Fine for tyre dealer who failed to submit waste transfer notes
A tyre dealer and repairer has been prosecuted for failing to submit waste transfer notes when asked to move 844 tyres from his Derbyshire base.
The Environment Agency visited the premises of ECO Tyres in Swadlincote on 5 September 2023 after the regulator received information that a large number of tyres were being stored around the premises. The officers returned to the site on 11 October 2023 and found that the tyres had been removed. However, the Director of the company failed to produce the respective waste transfer note(s).
Further attempts to contact the Director via phone and email were ignored. The Director was issued a fixed penalty notice for failing to produce waste transfer notes, which he then failed to pay.
Every person who produces, carries, keeps or disposes of waste is subject to the duty of care, which requires that waste is managed appropriately, including ensuring transfers of waste are recorded.
Breaches
The Director was fined for breaching Section 34(5) and Section 34(6) of the Environmental Protection Act 1990 and Regulation 35 of the Waste (England & Wales) Regulations 2011:
Penalty
The Director was fined £518, with costs of £600 and a victim surcharge of £207.
Yorkshire Water enters a record £1million civil sanction following water pollution
Yorkshire Water has had an enforcement undertaking for £1million accepted after it was found to have polluted the Hookstone Beck in Harrogate.
Yorkshire Water’s Hookstone Road combined sewer overflow has an environmental permit which allows a discharge into the beck when the storm sewage facility is full due to rainfall or snow melt.
On 31 August 2016, the Environment Agency received a report of pollution to the Hookstone Beck. This was traced to the overflow at Hookstone Road, which had blocked. Yorkshire Water was not alerted of this issue due to faulty telemetry equipment.
An Environment Agency investigation found that almost 1,500 fish had been killed and water quality was affected for 2.5km downstream.
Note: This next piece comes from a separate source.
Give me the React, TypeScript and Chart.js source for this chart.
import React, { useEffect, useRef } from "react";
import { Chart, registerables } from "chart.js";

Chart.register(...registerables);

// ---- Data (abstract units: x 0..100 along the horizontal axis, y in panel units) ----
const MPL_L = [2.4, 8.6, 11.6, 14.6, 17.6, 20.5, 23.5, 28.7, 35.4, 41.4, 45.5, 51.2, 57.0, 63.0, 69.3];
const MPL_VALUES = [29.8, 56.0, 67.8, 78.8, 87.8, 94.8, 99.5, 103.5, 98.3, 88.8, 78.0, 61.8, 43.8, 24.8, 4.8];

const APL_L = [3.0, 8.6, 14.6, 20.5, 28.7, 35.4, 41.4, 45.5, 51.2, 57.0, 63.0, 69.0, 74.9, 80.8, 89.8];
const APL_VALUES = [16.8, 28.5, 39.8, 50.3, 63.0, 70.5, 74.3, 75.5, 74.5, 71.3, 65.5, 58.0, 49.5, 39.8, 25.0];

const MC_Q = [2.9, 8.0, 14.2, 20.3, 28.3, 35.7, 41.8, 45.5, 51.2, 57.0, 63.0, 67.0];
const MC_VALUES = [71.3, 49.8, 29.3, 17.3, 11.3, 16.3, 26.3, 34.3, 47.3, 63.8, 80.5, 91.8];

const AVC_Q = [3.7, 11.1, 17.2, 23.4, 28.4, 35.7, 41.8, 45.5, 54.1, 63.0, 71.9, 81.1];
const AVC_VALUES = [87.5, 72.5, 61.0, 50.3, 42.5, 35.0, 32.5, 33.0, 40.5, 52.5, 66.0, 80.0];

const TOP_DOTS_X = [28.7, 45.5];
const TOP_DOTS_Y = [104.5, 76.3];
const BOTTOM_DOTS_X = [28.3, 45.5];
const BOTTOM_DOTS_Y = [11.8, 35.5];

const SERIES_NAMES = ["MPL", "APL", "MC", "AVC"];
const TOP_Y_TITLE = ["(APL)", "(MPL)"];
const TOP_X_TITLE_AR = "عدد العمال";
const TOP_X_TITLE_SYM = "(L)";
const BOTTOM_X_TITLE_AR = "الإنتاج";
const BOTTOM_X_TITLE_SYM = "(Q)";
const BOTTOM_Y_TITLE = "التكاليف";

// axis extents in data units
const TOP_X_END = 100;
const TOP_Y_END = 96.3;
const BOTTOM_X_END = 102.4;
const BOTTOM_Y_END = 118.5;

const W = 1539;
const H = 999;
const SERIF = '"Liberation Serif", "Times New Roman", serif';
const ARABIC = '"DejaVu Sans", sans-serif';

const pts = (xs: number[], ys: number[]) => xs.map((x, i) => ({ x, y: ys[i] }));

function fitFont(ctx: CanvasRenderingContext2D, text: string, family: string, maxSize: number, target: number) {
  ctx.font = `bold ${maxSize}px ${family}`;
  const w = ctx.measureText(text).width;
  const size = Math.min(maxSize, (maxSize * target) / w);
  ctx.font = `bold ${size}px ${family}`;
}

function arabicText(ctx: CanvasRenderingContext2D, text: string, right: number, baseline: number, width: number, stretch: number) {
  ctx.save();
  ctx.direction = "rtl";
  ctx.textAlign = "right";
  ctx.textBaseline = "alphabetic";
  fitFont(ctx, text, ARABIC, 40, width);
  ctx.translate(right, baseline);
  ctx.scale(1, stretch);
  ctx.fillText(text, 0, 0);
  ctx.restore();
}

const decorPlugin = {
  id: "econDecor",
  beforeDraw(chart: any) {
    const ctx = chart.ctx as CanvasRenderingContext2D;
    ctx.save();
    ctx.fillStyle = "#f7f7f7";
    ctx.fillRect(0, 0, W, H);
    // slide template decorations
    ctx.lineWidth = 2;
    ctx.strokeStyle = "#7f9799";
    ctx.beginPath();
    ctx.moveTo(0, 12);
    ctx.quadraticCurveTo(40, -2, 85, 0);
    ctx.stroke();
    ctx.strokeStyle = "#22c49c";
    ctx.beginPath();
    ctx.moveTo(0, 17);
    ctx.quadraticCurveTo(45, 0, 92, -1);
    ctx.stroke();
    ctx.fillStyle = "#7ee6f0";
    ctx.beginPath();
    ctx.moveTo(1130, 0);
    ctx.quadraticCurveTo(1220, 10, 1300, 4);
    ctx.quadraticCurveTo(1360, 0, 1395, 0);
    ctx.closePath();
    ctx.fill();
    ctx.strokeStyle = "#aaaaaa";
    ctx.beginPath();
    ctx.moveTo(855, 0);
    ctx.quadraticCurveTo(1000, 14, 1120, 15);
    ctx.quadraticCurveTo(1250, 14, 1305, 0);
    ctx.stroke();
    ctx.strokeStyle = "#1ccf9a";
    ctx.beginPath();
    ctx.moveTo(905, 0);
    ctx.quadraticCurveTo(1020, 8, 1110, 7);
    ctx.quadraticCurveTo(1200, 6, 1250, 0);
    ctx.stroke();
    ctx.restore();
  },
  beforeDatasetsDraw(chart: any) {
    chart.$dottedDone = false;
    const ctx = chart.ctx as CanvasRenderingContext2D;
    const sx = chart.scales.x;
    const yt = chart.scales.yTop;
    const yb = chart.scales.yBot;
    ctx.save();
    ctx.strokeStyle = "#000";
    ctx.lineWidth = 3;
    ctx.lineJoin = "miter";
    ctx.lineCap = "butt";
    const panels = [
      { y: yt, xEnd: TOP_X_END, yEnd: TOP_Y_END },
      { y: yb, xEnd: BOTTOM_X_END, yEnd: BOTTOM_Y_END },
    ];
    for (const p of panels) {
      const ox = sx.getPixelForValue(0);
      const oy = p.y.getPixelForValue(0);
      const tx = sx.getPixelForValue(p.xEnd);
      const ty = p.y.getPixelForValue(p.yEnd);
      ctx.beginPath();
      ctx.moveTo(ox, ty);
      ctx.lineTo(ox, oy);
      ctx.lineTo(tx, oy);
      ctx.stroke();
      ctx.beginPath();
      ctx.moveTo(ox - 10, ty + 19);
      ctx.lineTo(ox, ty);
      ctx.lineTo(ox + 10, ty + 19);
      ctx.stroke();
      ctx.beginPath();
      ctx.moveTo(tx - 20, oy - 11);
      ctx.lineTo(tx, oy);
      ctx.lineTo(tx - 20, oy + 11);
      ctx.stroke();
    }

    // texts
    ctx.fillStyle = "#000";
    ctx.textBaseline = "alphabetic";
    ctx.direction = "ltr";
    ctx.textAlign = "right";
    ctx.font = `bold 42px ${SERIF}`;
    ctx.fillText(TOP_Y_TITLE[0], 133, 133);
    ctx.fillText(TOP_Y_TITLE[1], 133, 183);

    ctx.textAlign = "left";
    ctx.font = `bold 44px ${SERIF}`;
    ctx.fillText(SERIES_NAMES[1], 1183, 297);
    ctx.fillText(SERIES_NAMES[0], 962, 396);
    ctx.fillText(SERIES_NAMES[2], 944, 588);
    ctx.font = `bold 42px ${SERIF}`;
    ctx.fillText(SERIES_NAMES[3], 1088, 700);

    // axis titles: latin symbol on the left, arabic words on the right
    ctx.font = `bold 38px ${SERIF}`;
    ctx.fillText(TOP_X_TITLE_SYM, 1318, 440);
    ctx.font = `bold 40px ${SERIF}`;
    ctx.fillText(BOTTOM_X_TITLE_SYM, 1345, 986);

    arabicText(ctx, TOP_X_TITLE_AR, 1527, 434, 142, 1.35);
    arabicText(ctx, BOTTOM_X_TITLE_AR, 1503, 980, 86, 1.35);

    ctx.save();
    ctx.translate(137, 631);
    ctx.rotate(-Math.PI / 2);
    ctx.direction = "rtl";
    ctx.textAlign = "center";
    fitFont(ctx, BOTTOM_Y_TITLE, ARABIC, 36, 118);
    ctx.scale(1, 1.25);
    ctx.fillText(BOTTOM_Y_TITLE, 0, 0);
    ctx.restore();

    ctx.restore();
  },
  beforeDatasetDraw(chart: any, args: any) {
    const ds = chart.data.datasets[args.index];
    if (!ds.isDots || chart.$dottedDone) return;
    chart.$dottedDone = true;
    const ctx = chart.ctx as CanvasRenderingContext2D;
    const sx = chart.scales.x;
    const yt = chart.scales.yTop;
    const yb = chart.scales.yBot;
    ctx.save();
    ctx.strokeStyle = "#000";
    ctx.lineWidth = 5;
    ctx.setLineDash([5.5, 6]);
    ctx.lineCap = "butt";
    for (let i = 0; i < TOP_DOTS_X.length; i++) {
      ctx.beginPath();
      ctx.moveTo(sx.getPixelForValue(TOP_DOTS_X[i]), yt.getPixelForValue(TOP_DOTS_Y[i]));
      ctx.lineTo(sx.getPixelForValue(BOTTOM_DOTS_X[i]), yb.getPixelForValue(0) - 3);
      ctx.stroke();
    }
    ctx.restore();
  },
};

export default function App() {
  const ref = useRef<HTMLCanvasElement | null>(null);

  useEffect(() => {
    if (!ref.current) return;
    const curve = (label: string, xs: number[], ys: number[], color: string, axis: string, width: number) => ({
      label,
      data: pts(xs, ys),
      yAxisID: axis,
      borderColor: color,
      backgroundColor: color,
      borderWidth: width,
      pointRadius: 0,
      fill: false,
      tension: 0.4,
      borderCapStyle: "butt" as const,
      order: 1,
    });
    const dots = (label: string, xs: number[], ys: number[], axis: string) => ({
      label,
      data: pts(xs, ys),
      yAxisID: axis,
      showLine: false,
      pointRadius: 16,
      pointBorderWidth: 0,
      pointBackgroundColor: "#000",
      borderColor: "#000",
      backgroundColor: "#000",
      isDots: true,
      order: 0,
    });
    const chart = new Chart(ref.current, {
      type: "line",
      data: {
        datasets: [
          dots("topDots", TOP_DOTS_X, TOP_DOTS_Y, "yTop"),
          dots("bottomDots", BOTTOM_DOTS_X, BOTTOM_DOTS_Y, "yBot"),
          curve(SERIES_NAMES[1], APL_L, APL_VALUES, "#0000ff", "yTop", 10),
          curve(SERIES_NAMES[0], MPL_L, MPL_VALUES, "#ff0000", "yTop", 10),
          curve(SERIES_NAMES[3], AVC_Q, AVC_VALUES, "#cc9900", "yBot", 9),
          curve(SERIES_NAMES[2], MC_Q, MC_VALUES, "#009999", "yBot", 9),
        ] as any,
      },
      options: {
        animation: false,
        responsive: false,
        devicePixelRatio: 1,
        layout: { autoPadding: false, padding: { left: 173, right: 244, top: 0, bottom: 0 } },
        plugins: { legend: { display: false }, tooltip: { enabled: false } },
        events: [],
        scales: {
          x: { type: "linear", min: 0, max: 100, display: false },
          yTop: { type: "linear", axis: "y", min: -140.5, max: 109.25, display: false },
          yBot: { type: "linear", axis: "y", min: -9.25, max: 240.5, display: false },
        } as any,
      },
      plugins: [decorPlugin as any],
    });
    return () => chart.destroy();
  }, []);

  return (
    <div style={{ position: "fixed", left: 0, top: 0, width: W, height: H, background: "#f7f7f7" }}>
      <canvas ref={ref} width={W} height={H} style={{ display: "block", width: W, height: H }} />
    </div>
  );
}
A series of further blockages and discharges took place in the following months.
A detailed Environment Agency investigation followed to measure the impact of ammonia releases. An assessment of Event Duration Monitoring data confirmed that Yorkshire Water was in breach of its environmental permit.
Enforcement Undertaking
In response to the Environment Agency’s investigation, Yorkshire Water submitted an Enforcement Undertaking to the Environment Agency. This proposed a charitable donation totalling £1m, which is the largest ever accepted by the regulator.
Enforcement Undertakings are a voluntary offer made by companies or individuals to make amends for their offending, and usually includes a payment to an environmental charity to carry out environmental improvements in the local area.
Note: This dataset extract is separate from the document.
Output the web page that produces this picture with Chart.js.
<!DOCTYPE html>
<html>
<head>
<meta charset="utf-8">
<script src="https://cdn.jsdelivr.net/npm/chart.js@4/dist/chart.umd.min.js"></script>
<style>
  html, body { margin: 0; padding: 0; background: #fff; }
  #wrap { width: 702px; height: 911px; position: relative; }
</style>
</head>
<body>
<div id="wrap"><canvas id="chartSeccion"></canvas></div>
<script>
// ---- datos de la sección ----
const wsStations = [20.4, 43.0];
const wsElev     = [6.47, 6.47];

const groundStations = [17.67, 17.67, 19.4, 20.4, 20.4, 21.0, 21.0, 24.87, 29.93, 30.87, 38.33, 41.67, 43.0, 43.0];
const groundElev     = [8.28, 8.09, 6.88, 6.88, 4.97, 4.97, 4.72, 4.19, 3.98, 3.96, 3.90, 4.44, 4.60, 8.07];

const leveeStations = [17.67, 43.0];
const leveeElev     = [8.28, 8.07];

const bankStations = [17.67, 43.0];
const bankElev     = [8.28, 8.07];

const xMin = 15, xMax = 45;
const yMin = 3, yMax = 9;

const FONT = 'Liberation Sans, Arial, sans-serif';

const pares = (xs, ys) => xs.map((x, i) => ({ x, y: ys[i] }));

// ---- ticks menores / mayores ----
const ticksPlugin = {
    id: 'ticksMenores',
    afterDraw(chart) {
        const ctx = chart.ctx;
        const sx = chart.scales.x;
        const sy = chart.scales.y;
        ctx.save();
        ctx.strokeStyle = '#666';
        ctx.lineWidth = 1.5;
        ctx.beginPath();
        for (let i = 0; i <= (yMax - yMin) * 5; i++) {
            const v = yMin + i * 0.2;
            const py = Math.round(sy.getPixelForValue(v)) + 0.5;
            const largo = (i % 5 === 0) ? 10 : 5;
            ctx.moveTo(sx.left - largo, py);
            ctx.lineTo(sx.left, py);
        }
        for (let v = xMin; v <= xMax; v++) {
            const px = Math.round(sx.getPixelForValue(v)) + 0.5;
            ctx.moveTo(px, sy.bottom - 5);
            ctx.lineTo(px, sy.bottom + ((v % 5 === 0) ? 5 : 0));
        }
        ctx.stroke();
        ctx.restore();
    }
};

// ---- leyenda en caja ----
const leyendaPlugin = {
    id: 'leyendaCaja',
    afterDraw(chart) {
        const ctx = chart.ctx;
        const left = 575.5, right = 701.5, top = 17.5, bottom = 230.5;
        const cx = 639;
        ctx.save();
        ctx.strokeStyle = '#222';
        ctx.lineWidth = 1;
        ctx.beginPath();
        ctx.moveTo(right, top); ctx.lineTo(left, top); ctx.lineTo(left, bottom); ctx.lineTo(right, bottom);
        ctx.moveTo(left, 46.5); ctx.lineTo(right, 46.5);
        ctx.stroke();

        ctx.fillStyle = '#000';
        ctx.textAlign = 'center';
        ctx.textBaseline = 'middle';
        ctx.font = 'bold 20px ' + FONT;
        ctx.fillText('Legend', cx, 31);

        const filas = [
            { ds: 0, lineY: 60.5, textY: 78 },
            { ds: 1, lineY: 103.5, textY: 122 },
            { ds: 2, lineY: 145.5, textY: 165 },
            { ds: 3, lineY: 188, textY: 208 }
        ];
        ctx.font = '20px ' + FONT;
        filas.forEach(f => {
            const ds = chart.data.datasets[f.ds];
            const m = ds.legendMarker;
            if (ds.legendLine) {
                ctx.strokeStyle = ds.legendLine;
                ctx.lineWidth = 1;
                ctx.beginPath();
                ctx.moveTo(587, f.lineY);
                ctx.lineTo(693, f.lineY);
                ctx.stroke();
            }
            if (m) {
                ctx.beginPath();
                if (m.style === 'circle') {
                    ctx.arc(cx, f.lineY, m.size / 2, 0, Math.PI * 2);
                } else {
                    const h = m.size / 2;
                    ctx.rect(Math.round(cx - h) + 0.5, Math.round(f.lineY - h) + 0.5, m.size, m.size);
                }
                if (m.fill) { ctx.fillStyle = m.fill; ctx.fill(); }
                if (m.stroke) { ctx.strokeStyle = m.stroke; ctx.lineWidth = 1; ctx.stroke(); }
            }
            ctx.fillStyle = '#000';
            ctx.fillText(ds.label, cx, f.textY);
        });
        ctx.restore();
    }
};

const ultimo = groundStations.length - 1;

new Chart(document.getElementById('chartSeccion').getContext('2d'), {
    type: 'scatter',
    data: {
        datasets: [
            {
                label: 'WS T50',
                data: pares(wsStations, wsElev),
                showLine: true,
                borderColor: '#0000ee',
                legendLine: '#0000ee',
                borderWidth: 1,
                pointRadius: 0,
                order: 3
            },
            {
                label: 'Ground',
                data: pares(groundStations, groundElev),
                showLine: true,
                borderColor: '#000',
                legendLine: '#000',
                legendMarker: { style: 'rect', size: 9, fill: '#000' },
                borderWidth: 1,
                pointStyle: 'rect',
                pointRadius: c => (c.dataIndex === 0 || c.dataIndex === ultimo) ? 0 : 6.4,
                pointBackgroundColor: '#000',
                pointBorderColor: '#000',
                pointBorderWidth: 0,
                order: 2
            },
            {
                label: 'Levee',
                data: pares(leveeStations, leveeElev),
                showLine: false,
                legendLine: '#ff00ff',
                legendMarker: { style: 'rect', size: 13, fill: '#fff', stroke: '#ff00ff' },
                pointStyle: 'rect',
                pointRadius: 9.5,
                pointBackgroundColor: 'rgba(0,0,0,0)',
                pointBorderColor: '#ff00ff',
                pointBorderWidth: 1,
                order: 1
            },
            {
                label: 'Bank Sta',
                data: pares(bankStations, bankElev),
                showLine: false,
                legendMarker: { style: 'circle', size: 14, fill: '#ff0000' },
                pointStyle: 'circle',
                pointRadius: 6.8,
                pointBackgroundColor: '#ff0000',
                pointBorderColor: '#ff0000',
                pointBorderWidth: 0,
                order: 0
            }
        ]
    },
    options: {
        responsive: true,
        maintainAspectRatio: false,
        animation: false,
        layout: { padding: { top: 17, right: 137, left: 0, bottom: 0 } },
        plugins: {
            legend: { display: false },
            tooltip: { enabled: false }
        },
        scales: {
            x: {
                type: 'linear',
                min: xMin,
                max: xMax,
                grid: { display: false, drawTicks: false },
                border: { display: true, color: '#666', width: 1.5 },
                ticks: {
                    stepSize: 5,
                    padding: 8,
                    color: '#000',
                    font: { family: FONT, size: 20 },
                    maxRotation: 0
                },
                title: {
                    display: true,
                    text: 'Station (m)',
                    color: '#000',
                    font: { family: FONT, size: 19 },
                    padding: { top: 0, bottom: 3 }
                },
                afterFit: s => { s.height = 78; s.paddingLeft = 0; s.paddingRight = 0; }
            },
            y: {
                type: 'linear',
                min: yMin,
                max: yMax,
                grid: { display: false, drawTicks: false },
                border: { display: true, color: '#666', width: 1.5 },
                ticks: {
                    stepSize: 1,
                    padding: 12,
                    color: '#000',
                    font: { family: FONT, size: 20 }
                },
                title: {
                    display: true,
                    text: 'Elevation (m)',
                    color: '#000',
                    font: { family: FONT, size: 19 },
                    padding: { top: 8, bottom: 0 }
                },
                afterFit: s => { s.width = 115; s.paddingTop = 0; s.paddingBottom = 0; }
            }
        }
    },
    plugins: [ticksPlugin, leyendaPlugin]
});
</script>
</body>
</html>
£500,000 of the Enforcement Undertaking went to Yorkshire Wildlife Trust, while the other £500,000 went to the Yorkshire Dales Rivers Trust.
As part of the Enforcement Undertaking requirements, Yorkshire Water has carried out a significant £1.85m improvement and rebuilding project to the overflow and surrounding sewer network to bring it back into compliance with the environmental permit.
Two brothers jailed and banned from acting as company directors following waste offences
The operators of a quarry near Stevenage have been given prison sentences after they were found to have stored and buried large quantities of waste illegally.
The Codicote Quarry Ltd site held a permit to treat and store a limited amount of soil waste. An Environment Agency investigation found that the quarry went beyond what was authorised by the permit.
The suspect material was predominately household, commercial and industrial waste, but also electrical items, car parts, furniture, food packaging, wood and metal. In all, at least 200,000 cubic metres of banned and potentially harmful material.
The Environment Agency first questioned the men operating the quarry in 2017 about the amount of waste the quarry was holding. Supported by Hertfordshire County Council, the Environment Agency undertook a large number of on-site checks to get the operators to comply with the law. However, the waste piles grew and began to decompose.
As well as storing piles of waste, the operators were also burying it under a layer of chalk. By November 2017, with the quarry holding so much illegal and contaminated waste, the Environment Agency suspended the site’s permit.
Environment Agency Officers later issued two notices aiming at getting the waste removed, but these were not complied with and none of it was taken away as required by the Environment Agency.
The illegal disposals means the site will need monitoring for many years to minimise the risk of polluting the nearby River Mimram and groundwater sources as the quarry was not set up for landfill.
Breaches
The men were prosecuted for breaches of the Environmental Permitting (England and Wales) Regulations 2016 and the Environmental Protection Act 1990.
Penalties
One of the men was handed a 17-month prison term, while the other, was sentenced to 12 months, suspended for 2 years.
The court also banned the men from acting as company directors for 8 years.
Any award of costs or a confiscation order against the men and Codicote Quarry Ltd will be considered at a later date.